In “Modeling Solute Transport in Sprinkler Irrigation Laterals,” authors D. Zerihun, C. A. Sanchez, C. Rock, and C. Williams developed a lateral-wide solute transport model. The model can simulate the time- and distance-variation of the solute in an irrigation lateral, given the hydraulic condition, the solute input function imposed at the lateral inlet, and the initial solute concentration profile along the lateral. The researchers evaluated the model first by testing the soundness of the pipe-scale numerical solution, with further testing of the predictive capacity of the lateral solute transport model in the context of a real-world application. By comparing computed breakthrough curves with data obtained through measurements along a pair of irrigation laterals the researchers established that the model performed well. The full paper is available in the Journal of Irrigation and Drainage Engineering at https://doi.org/10.1061/JIDEDH.IRENG-10176. The abstract is below.

Abstract

The application of agricultural chemicals to crops in the form of aqueous solutions or emulsions blended with irrigation water (often referred to as chemigation) is widely practiced in modern farming systems. Optimal chemigation management can help reduce crop production costs and mitigate the environmental effects of agricultural chemicals. As a step toward the development of a field-scale sprinkler irrigation chemigation systems management model, a solute transport model that can simulate the time and distance evolution of the concentration of a nonreactive solute in an irrigation lateral is developed and evaluated in the study reported here. For modeling purposes, a lateral is conceptualized as a branched hydraulic network consisting of a series of connected pipes, each delimited by outlet nodes. At the pipe scale, solute transport is modeled as a one-dimensional advective process in which the applicable differential equation is solved with a quasi-Lagrangian integration scheme.

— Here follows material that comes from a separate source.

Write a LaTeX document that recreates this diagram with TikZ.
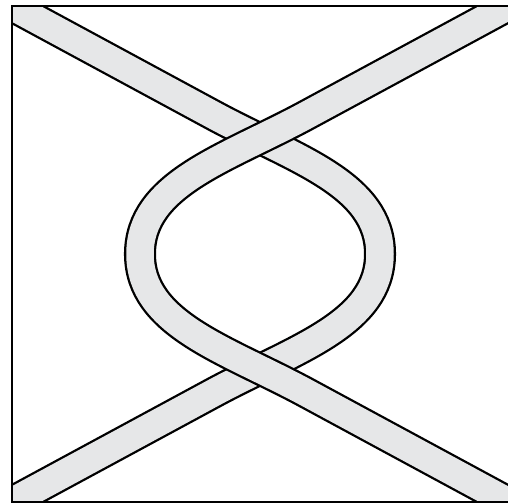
\documentclass[tikz,border=0pt]{standalone}
\usepackage{tikz}
\definecolor{bandgray}{RGB}{230,231,232}
\begin{document}
\begin{tikzpicture}[x=0.02cm,y=-0.02cm]
\tikzstyle{band}=[line width=1.3pt,double=bandgray,double distance=0.55cm]
\tikzstyle{frame}=[line width=1.6pt]
\useasboundingbox (0,0) rectangle (508,504);
% corners of the frame
\coordinate (tl) at (12,6);
\coordinate (tr) at (508,6);
\coordinate (bl) at (12,502);
\coordinate (br) at (508,502);
% the two lobes
\coordinate (lobeR) at (380,254);
\coordinate (lobeL) at (140,254);
\begin{scope}
\clip (tl) rectangle (br);
% under strand
\draw[band] (-18,-10) -- (215,116) .. controls (295,159) and (380,184) .. (lobeR)
  .. controls (380,324) and (295,349) .. (215,392) -- (-18,518);
% over strand
\draw[band] (538,-10) -- (305,116) .. controls (225,159) and (140,184) .. (lobeL)
  .. controls (140,324) and (225,349) .. (305,392) -- (538,518);
\end{scope}
\draw[frame] (tr) -- (tl) -- (bl) -- (br);
\end{tikzpicture}
\end{document}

Solutions to the transport problem, in a pair of consecutive pipes, are coupled through what is described here as the nodal condition, which can be stated as: the concentration computed at the downstream-end node of a pipe constitutes the upstream boundary condition for the advective transport problem in the pipe just downstream. The model was evaluated in two phases. First, the soundness of the formulation and programmatic implementation of the numerical solution to the pipe-scale advective transport problem was tested through comparison of model outputs with analytical solutions. Evaluation of the predictive capacity of the lateral-wide model, in the context of a real-world application, was then conducted by comparing computed breakthrough curves of a nonreactive tracer with data measured along a pair of laterals. The results suggest that model performance is satisfactory.